İNSANLAR UCUZA YÖNELİYOR
Asgari ücretin 2 bin 324 TL olduğunu ancak 2020 yılında bir ailenin yapacağı masrafın verilen 300 TL zamdan daha fazla olacağının altını çizen Prof.Dr. Uysal, “Dolayısıyla geliri düşük olan insanlar ucuz ürünlere yöneliyorlar. Türkiye’de bu insanların ucuz ürünlere yönelmek durumunda olduğunu bilen ve bunu kullanan bir sektör yok mu? Elbette var. Türkiye’de bu yüzden hileli ve ucuz ürün yapılıyor. Çünkü alıcısı var ve talep ediliyor. İnsanların gelirlerinin düşük olduğunu bile hilebazlar, ürettikleri hileli gıdaları pazara sunuyorlar. Bence en büyük temel sorun buradan kaynaklanıyor. Asgari ücret 2 bin 324 TL yerine daha yaşanabilir rakam olmalıydı. Bu duruma çözüm bulması gereken devletin kendisidir. Devletin asgari ücret ödeyen sanayicileri ve asgari ücretlileri rahatlatması gerekir. O zaman bu insanlar ucuz gıdalara yönelmezler. İstediğiniz kadar cezaları caydırıcı kılın ama asgari ücret böyle kaldığı sürece hiçbir şey yapılamaz. Birinci ve en önemli aşamada insanların gelirlerinin yükseltilmedir. Açlık sınırı ve asgari ücret arasında bir fark yok. Yoksulluk sınırı da 7 bin TL civarında açıklandı. 48 milyon insan açlık ve yoksulluk sınırının altında yaşıyor. İnsanlar bu gelirleriyle 40 TL’ye Ezine peyniri, 70 TL’ye tereyağı alamazlar” şeklinde konuştu.
ETİKETLER YENİDEN DÜZENLENMELİ
Talep olduğu için arzın da olduğunu bu nedenden dolayı hilebazların düşük gelirli insanların taleplerini bildikleri için buna göre ürün çıkardıklarını belirten Prof.Dr.
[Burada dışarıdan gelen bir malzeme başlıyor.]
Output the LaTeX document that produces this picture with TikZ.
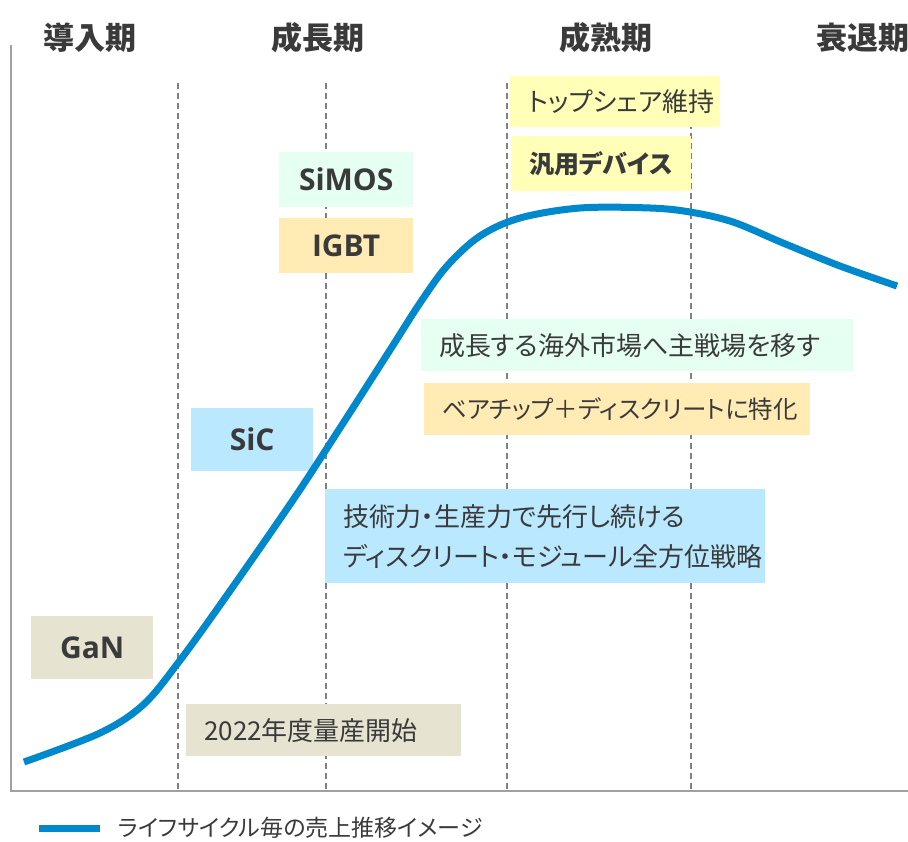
\documentclass[tikz,border=0pt]{standalone}
\usepackage{fontspec}
\setmainfont{Noto Sans CJK JP}[RawFeature={+palt}]
\newfontfamily\labelfont{Open Sans}
\usetikzlibrary{positioning}

\definecolor{salesblue}{HTML}{0088CC}
\definecolor{textgray}{HTML}{3A3A3A}
\definecolor{dashgray}{HTML}{808080}
\definecolor{axisgray}{HTML}{A0A0A0}
\definecolor{fillyellow}{HTML}{FFFFB7}
\definecolor{fillmint}{HTML}{E5FFF2}
\definecolor{fillorange}{HTML}{FFEBB3}
\definecolor{fillblue}{HTML}{B9E8FF}
\definecolor{fillbeige}{HTML}{E6E3D1}

\begin{document}
\begin{tikzpicture}[
    x=1pt, y=-1pt,
    header/.style={
        inner sep=0pt, text=textgray, font=\bfseries\fontsize{31}{36}\selectfont
    },
    note/.style 2 args={
        anchor=north west, inner xsep=18pt, inner ysep=0pt, align=left, text=textgray,
        text width=#1, minimum height=#2, font=\fontsize{26}{40}\selectfont
    },
    chip/.style 2 args={
        anchor=north west, inner sep=0pt, align=center, text=textgray,
        minimum width=#1, minimum height=#2, font=\labelfont\bfseries\fontsize{30}{36}\selectfont
    },
    phase/.style={draw=dashgray, line width=1.3pt, dash pattern=on 6pt off 4pt},
    axis/.style={draw=axisgray, line width=1.5pt},
    sales/.style={draw=salesblue, line width=7pt},
    legendtext/.style={inner sep=0pt, text=textgray, font=\fontsize{23}{26}\selectfont}
]
    \useasboundingbox (0,0) rectangle (908,842);

    % --- 区切り線と軸 ---
    \foreach \x in {178,326,507,691}
        \draw [phase] (\x,83) -- (\x,791);
    \draw [axis] (11,45) -- (11,791) -- (908,791);

    % --- 期の見出し ---
    \node [header] (intro) at (90,38) {導入期};
    \node [header] (growth) at (318,38) {成長期};
    \node [header] (mature) at (606,38) {成熟期};
    \node [header, anchor=west] (decline) at (816,38) {衰退期};

    % --- デバイス ---
    \node [chip={134pt}{55pt}, fill=fillmint] (simos) at (279,152) {SiMOS};
    \node [chip={134pt}{55pt}, fill=fillorange] (igbt) at (279,218) {IGBT};
    \node [chip={122pt}{63pt}, fill=fillblue] (sic) at (191,408) {SiC};
    \node [chip={122pt}{63pt}, fill=fillbeige] (gan) at (31,616) {GaN};

    % --- 戦略 ---
    \node [note={174pt}{51pt}, fill=fillyellow] (topshare) at (510,76) {トップシェア維持};
    \node [note={144pt}{55pt}, fill=fillyellow, font=\bfseries\fontsize{25}{40}\selectfont] (general) at (511,136) {汎用デバイス};
    \node [note={396pt}{52pt}, fill=fillmint] (overseas) at (421,319) {成長する海外市場へ主戦場を移す};
    \node [note={350pt}{52pt}, fill=fillorange, font=\fontsize{24.5}{40}\selectfont] (barechip) at (424,383) {ベアチップ＋ディスクリートに特化};
    \node [note={404pt}{94pt}, fill=fillblue] (lead) at (325,489) {技術力・生産力で先行し続ける\\ディスクリート・モジュール全方位戦略};
    \node [note={239pt}{52pt}, fill=fillbeige] (mass) at (186,704) {2022年度量産開始};

    % --- 売上推移 ---
    \draw [sales] plot [smooth, tension=0.55] coordinates {
        (24,762) (100,733) (143,705) (178,663) (225,598) (293,500) (340,428)
        (390,350) (420,303) (447,266) (480,236) (520,218) (580,208) (650,208)
        (690,212) (733,222) (783,243) (840,266) (897,286)};

    % --- 凡例 ---
    \draw [sales] (39,828) coordinate (legendstart) -- (100,828) coordinate (legendend);
    \node [legendtext, right=18pt of legendend] (legend) {ライフサイクル毎の売上推移イメージ};

\end{tikzpicture}
\end{document}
Uysal, sözlerini şöyle sonlandırdı: “Maalesef etiket okuma alışkanlığımız da yok. Okuyan insanlar da sadece son kullanma tarihine bakıyor. Türkiye’de 80 milyon tüketiciden tüm etiketi okuyan 100 bin kişi çıkmaz. Bununla birlikte etiketler çok küçük yazıldığı için de okunamıyor. Okunsa bile etiketlerin üzerinde yazan E kodunu tüketici bilmez. Onun için bir anlamı yok. Etiketler, insanların okuyabileceği şekilde tekrar düzenlenmelidir. Etikette yazan bilgilerin açık olarak yazılması ve neden kullanıldığının belirtilmesi gerekiyor.”